Discussion in 'Journalism topics only' started by SuperflySnuka, Apr 4, 2007.

  1. Hello all, hope everyone's having a good night.

    I'm graduating college in about a month and a half, and I'm weighing my options...

    I've gotten some good response from one APSE Top-10 40-100K, two APSE Top-10 under 40K, several papers in Texas (where I'd love to cover HS football) and a pseudo internship offer from an APSE Top-10 40-100K in the 95K/day range.

    Here's an early list, in descending order of likelihood...

    1) Move to San Francisco or New York, freelance and bartend/wait tables while writing my movie, take (get?) internship in the fall.
    2) Move to San Fran or NY, get a menial office job in a PR or marketing firm, freelance and write my movie.
    3) Move to APSE Top-10 40K-100K in a major U.S. city where I know no one.
    4) Move to APSE Top-10 under 40K in minor U.S. city in shitty state.
    5) Move to small-town Texas (Odessa, Midland, Amarillo, etc) and cover football.

    Ultimately, I want to be a magazine writer or columnist (pipe dream, I know)...but from all of my mentors and contacts, whom include SI contacts and major paper columnists and editors, they say that I don't need to go the old route (small town, small beat to bigger town, bigger beat to biggest town, small beat, etc.)

    Any suggestions...
  2. Angola!

    Angola! Guest

    The only thing I would say is: you are assuming the "small town" Texas papers have jobs open. They don't.
  3. Dude, circulation really shouldn't be at the top of your list of factors. Grill the hell out of the prospective employers and find the one that's going to be the best fit for you ... bigger rarely means better ... you should definitely be considering ownership before you worry about circulation.
  4. amraeder

    amraeder Well-Known Member

    I'm curious about this movie! What's it about?

    As far as the first job goes, I think having a comfort level where you work is huge. So you there's an editor you feel you'll be more comfortable with, or an area you like, that could be an important factor. There's more than one way to get where you want to go, so go where you think you'll have the most fun.
  5. jfs1000

    jfs1000 Member

    My advice is take the PR job and freelance. Don't job at a job unless it's a springboard.

    Now is not a good time for the industry and media consolodation and the internet is changing the journalism industry. Read this board enough and you will see gripes about shrinking newsholes and staff shortages.

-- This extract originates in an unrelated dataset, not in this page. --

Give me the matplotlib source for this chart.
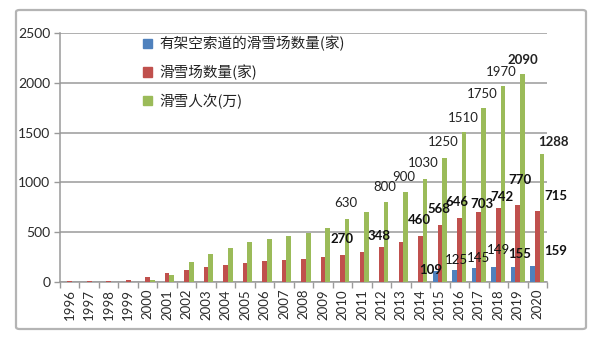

    I would never take a small small paper or a weekly job if you want a rapid rise. I know great prep writers who could never break out because of luck and timing. There is also a major bias these days against people who are on smaller papers. I would go pay my dues at a bigger paper if I could do it all over again.

    I know texas is great for high school football, but I would stay away from a prep beat on a smaller paper. A prep beat on a bigger paper would be fine. I have seen too many good writers pigeon holed as prep writers only.


    Most importantly though, go toa staff that will allow you to take chances. You don't want to go to a clip factory. If they have veteran staffers who can critique your work, that is worth its weight in gold.
  6. Umm, the ones I've talked to do...

    Regarding circulation vs. job fit - I agree, for the most part. I still think the best writers are at the biggest papers, where coincidentally, many of the best editors are. Which is what I want most - the opportunity to write and learn from the best of the best...

    JFS1000 -
    Thanks for the advice. I appreciate it. That's looking like the best gig so far. With magazines and websites going so much toward freelance, I feel that if I keep sharpening my writing, I'll be able to grow my freelance portfolio more and more...
  7. jfs1000

    jfs1000 Member

    Don't assume the best writers are at the biggest papers. That's not how it works. Some of the most talented people you will come across are prep writers who for whatever reason never broke out. If you really want to learn your craft, take in everyone at face value. If you want to learn how to write, you will have to go to a smaller paper. Metros don't have time for you to find a style and voice. You have to already have it.
  8. Angola!

    Angola! Guest

    Just thought I'd point out that the three papers you mentioned in Texas don't have sports openings presently. That is all.
  9. zeke12

    zeke12 Guest

    My advice to you is to begin drinking heavily.
  10. Double J

    Double J Active Member

    You'd better listen to him. He's pre-med.
  11. BYH

    BYH Active Member

    If you think you're going to be a magazine writer or columnist, you sure as fuck better not take a PR or marketing job.

    Career suicide. That and you'll get used to making good money and never look back.
  12. BYH - can you expand further on the "career suicide" line?